┏━━
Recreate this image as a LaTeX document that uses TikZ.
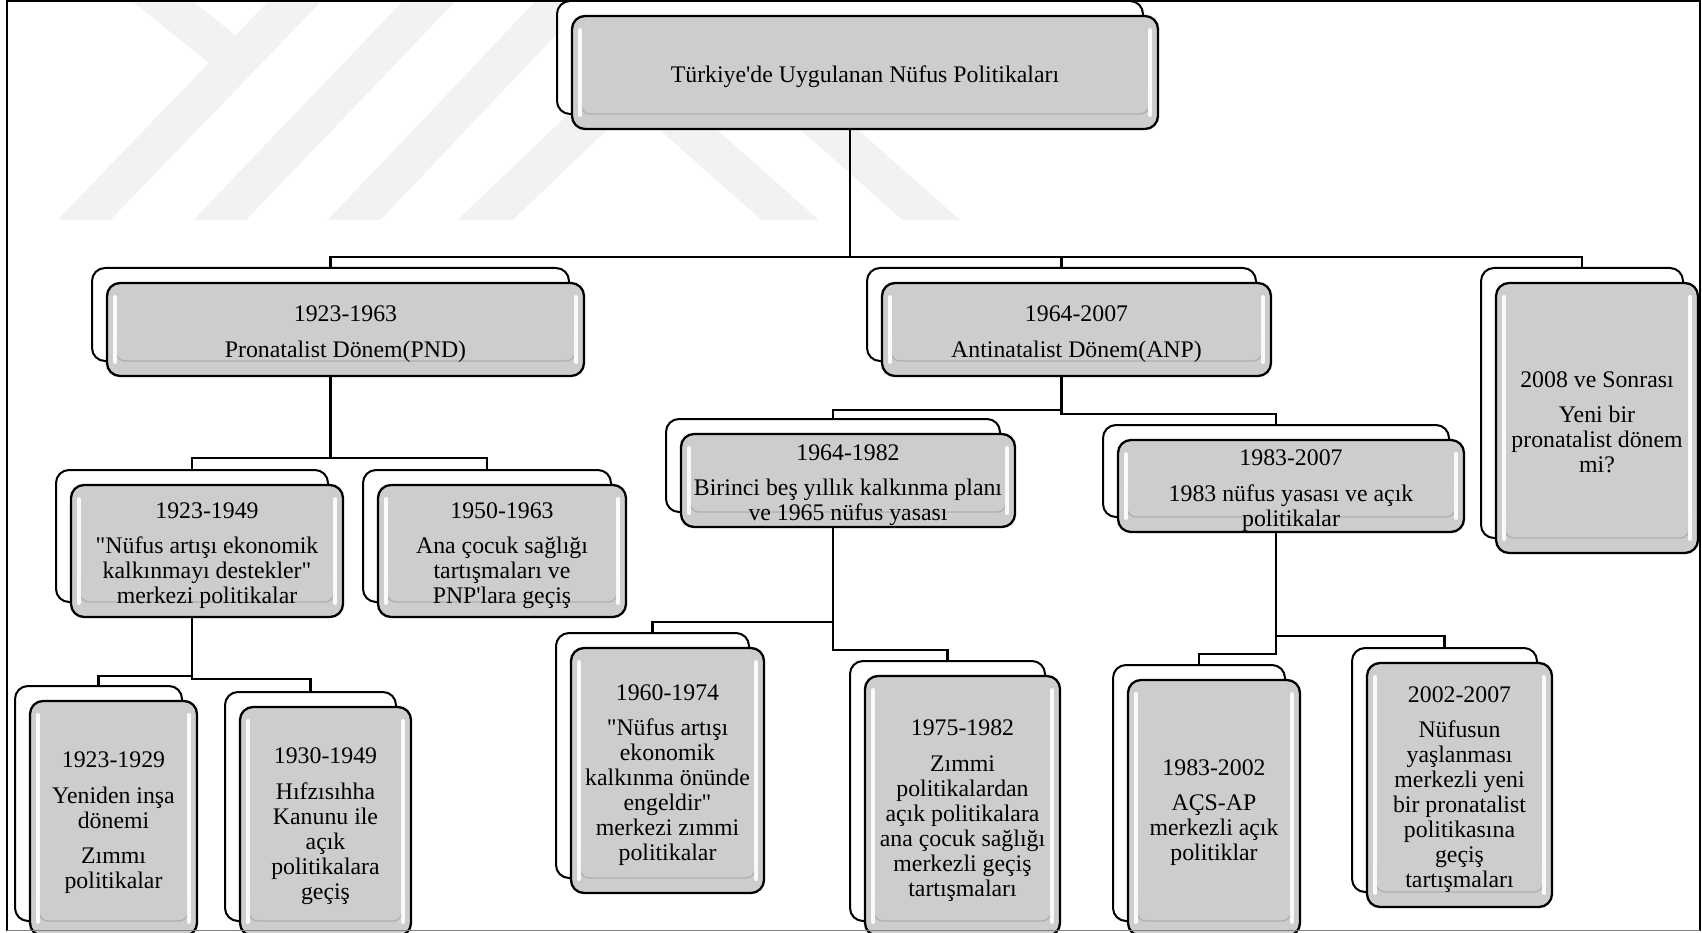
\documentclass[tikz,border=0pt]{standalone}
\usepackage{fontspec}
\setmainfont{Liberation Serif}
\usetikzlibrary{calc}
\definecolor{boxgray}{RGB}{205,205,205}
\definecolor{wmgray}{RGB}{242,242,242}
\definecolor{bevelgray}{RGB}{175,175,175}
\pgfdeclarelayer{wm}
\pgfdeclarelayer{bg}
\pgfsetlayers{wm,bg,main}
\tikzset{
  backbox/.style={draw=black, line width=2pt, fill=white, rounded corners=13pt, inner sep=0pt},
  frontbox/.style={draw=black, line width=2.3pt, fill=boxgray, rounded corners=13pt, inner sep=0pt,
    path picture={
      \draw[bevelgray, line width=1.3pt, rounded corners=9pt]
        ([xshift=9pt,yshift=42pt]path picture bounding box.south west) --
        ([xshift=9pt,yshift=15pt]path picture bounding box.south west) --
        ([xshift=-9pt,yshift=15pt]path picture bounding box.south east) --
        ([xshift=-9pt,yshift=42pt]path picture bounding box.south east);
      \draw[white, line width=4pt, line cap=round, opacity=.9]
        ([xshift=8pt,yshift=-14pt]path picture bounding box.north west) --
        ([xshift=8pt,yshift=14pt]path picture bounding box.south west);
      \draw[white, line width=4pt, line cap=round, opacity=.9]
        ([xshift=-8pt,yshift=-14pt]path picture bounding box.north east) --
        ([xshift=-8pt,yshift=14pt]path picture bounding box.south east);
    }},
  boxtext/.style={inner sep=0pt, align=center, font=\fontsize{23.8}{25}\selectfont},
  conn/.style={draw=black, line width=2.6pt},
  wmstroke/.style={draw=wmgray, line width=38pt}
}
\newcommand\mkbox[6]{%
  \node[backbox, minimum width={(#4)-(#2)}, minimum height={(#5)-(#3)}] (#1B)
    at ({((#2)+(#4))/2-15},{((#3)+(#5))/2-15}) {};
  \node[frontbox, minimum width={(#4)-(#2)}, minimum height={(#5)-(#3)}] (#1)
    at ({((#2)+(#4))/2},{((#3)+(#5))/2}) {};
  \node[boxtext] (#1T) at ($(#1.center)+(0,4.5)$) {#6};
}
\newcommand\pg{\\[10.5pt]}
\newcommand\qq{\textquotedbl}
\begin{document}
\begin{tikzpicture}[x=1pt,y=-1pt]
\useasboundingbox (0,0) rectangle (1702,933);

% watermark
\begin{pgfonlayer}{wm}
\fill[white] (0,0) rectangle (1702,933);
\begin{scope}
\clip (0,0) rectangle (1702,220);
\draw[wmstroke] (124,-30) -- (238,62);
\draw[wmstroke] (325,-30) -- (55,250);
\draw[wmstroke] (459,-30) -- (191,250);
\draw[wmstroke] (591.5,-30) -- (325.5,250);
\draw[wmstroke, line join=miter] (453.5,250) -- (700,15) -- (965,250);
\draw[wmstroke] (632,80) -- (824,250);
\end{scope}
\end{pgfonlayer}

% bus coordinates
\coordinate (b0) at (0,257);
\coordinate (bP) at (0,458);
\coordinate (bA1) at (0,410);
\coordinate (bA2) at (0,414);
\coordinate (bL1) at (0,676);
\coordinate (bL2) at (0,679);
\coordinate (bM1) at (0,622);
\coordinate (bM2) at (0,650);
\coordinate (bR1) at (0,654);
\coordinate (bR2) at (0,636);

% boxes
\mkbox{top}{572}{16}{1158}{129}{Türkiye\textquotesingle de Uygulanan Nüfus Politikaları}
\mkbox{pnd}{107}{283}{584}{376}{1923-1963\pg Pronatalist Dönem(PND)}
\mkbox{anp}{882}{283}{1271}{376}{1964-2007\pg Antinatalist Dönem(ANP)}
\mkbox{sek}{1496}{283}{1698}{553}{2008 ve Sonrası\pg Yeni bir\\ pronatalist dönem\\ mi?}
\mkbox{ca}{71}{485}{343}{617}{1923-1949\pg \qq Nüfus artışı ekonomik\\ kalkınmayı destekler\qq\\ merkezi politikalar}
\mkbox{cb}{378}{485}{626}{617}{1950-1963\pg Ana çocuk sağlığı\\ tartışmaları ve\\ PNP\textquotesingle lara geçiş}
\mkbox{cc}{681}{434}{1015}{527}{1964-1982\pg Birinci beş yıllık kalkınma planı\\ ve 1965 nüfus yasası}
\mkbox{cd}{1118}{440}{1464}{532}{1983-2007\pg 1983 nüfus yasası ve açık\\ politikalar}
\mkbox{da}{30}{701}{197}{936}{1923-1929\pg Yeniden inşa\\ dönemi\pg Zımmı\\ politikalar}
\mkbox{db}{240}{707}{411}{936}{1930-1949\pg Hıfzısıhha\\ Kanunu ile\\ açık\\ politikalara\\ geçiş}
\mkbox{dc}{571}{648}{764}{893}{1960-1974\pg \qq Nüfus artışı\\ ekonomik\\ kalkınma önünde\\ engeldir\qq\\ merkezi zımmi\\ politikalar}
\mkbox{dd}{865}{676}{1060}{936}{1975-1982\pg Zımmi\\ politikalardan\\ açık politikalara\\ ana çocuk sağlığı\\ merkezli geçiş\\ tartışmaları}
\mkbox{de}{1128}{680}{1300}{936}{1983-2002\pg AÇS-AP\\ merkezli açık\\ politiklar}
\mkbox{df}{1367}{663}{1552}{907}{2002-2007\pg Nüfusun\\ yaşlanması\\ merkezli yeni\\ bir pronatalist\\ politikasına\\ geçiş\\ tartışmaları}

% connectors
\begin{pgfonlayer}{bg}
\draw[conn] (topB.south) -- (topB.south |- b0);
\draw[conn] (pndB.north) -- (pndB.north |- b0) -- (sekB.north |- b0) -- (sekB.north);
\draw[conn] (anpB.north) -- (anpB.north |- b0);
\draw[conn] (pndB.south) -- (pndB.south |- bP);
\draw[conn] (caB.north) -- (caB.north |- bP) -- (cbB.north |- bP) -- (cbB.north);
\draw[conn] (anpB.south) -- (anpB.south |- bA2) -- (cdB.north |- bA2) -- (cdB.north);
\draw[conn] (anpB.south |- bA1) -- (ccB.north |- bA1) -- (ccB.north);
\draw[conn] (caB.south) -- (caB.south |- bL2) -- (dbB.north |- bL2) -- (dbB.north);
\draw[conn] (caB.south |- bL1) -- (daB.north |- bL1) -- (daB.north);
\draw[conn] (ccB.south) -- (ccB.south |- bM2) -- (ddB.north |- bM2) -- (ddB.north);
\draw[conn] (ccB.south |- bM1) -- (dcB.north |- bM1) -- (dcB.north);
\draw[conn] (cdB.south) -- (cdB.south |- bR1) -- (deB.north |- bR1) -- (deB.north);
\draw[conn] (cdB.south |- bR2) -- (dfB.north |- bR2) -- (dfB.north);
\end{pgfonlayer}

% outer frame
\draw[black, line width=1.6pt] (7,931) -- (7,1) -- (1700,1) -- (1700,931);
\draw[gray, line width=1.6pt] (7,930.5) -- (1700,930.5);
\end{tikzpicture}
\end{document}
┗━━
- _Stated problem_
Omitting all images, print the listing exactly.

- _Task response_
Recreate this image as a LaTeX document that uses TikZ.
\documentclass[tikz,border=0pt]{standalone}
\usepackage{fontspec}
\setmainfont{Liberation Serif}
\usetikzlibrary{calc}
\definecolor{boxgray}{RGB}{205,205,205}
\definecolor{wmgray}{RGB}{242,242,242}
\definecolor{bevelgray}{RGB}{175,175,175}
\pgfdeclarelayer{wm}
\pgfdeclarelayer{bg}
\pgfsetlayers{wm,bg,main}
\tikzset{
  backbox/.style={draw=black, line width=2pt, fill=white, rounded corners=13pt, inner sep=0pt},
  frontbox/.style={draw=black, line width=2.3pt, fill=boxgray, rounded corners=13pt, inner sep=0pt,
    path picture={
      \draw[bevelgray, line width=1.3pt, rounded corners=9pt]
        ([xshift=9pt,yshift=42pt]path picture bounding box.south west) --
        ([xshift=9pt,yshift=15pt]path picture bounding box.south west) --
        ([xshift=-9pt,yshift=15pt]path picture bounding box.south east) --
        ([xshift=-9pt,yshift=42pt]path picture bounding box.south east);
      \draw[white, line width=4pt, line cap=round, opacity=.9]
        ([xshift=8pt,yshift=-14pt]path picture bounding box.north west) --
        ([xshift=8pt,yshift=14pt]path picture bounding box.south west);
      \draw[white, line width=4pt, line cap=round, opacity=.9]
        ([xshift=-8pt,yshift=-14pt]path picture bounding box.north east) --
        ([xshift=-8pt,yshift=14pt]path picture bounding box.south east);
    }},
  boxtext/.style={inner sep=0pt, align=center, font=\fontsize{23.8}{25}\selectfont},
  conn/.style={draw=black, line width=2.6pt},
  wmstroke/.style={draw=wmgray, line width=38pt}
}
\newcommand\mkbox[6]{%
  \node[backbox, minimum width={(#4)-(#2)}, minimum height={(#5)-(#3)}] (#1B)
    at ({((#2)+(#4))/2-15},{((#3)+(#5))/2-15}) {};
  \node[frontbox, minimum width={(#4)-(#2)}, minimum height={(#5)-(#3)}] (#1)
    at ({((#2)+(#4))/2},{((#3)+(#5))/2}) {};
  \node[boxtext] (#1T) at ($(#1.center)+(0,4.5)$) {#6};
}
\newcommand\pg{\\[10.5pt]}
\newcommand\qq{\textquotedbl}
\begin{document}
\begin{tikzpicture}[x=1pt,y=-1pt]
\useasboundingbox (0,0) rectangle (1702,933);

% watermark
\begin{pgfonlayer}{wm}
\fill[white] (0,0) rectangle (1702,933);
\begin{scope}
\clip (0,0) rectangle (1702,220);
\draw[wmstroke] (124,-30) -- (238,62);
\draw[wmstroke] (325,-30) -- (55,250);
\draw[wmstroke] (459,-30) -- (191,250);
\draw[wmstroke] (591.5,-30) -- (325.5,250);
\draw[wmstroke, line join=miter] (453.5,250) -- (700,15) -- (965,250);
\draw[wmstroke] (632,80) -- (824,250);
\end{scope}
\end{pgfonlayer}

% bus coordinates
\coordinate (b0) at (0,257);
\coordinate (bP) at (0,458);
\coordinate (bA1) at (0,410);
\coordinate (bA2) at (0,414);
\coordinate (bL1) at (0,676);
\coordinate (bL2) at (0,679);
\coordinate (bM1) at (0,622);
\coordinate (bM2) at (0,650);
\coordinate (bR1) at (0,654);
\coordinate (bR2) at (0,636);

% boxes
\mkbox{top}{572}{16}{1158}{129}{Türkiye\textquotesingle de Uygulanan Nüfus Politikaları}
\mkbox{pnd}{107}{283}{584}{376}{1923-1963\pg Pronatalist Dönem(PND)}
\mkbox{anp}{882}{283}{1271}{376}{1964-2007\pg Antinatalist Dönem(ANP)}
\mkbox{sek}{1496}{283}{1698}{553}{2008 ve Sonrası\pg Yeni bir\\ pronatalist dönem\\ mi?}
\mkbox{ca}{71}{485}{343}{617}{1923-1949\pg \qq Nüfus artışı ekonomik\\ kalkınmayı destekler\qq\\ merkezi politikalar}
\mkbox{cb}{378}{485}{626}{617}{1950-1963\pg Ana çocuk sağlığı\\ tartışmaları ve\\ PNP\textquotesingle lara geçiş}
\mkbox{cc}{681}{434}{1015}{527}{1964-1982\pg Birinci beş yıllık kalkınma planı\\ ve 1965 nüfus yasası}
\mkbox{cd}{1118}{440}{1464}{532}{1983-2007\pg 1983 nüfus yasası ve açık\\ politikalar}
\mkbox{da}{30}{701}{197}{936}{1923-1929\pg Yeniden inşa\\ dönemi\pg Zımmı\\ politikalar}
\mkbox{db}{240}{707}{411}{936}{1930-1949\pg Hıfzısıhha\\ Kanunu ile\\ açık\\ politikalara\\ geçiş}
\mkbox{dc}{571}{648}{764}{893}{1960-1974\pg \qq Nüfus artışı\\ ekonomik\\ kalkınma önünde\\ engeldir\qq\\ merkezi zımmi\\ politikalar}
\mkbox{dd}{865}{676}{1060}{936}{1975-1982\pg Zımmi\\ politikalardan\\ açık politikalara\\ ana çocuk sağlığı\\ merkezli geçiş\\ tartışmaları}
\mkbox{de}{1128}{680}{1300}{936}{1983-2002\pg AÇS-AP\\ merkezli açık\\ politiklar}
\mkbox{df}{1367}{663}{1552}{907}{2002-2007\pg Nüfusun\\ yaşlanması\\ merkezli yeni\\ bir pronatalist\\ politikasına\\ geçiş\\ tartışmaları}

% connectors
\begin{pgfonlayer}{bg}
\draw[conn] (topB.south) -- (topB.south |- b0);
\draw[conn] (pndB.north) -- (pndB.north |- b0) -- (sekB.north |- b0) -- (sekB.north);
\draw[conn] (anpB.north) -- (anpB.north |- b0);
\draw[conn] (pndB.south) -- (pndB.south |- bP);
\draw[conn] (caB.north) -- (caB.north |- bP) -- (cbB.north |- bP) -- (cbB.north);
\draw[conn] (anpB.south) -- (anpB.south |- bA2) -- (cdB.north |- bA2) -- (cdB.north);
\draw[conn] (anpB.south |- bA1) -- (ccB.north |- bA1) -- (ccB.north);
\draw[conn] (caB.south) -- (caB.south |- bL2) -- (dbB.north |- bL2) -- (dbB.north);
\draw[conn] (caB.south |- bL1) -- (daB.north |- bL1) -- (daB.north);
\draw[conn] (ccB.south) -- (ccB.south |- bM2) -- (ddB.north |- bM2) -- (ddB.north);
\draw[conn] (ccB.south |- bM1) -- (dcB.north |- bM1) -- (dcB.north);
\draw[conn] (cdB.south) -- (cdB.south |- bR1) -- (deB.north |- bR1) -- (deB.north);
\draw[conn] (cdB.south |- bR2) -- (dfB.north |- bR2) -- (dfB.north);
\end{pgfonlayer}

% outer frame
\draw[black, line width=1.6pt] (7,931) -- (7,1) -- (1700,1) -- (1700,931);
\draw[gray, line width=1.6pt] (7,930.5) -- (1700,930.5);
\end{tikzpicture}
\end{document}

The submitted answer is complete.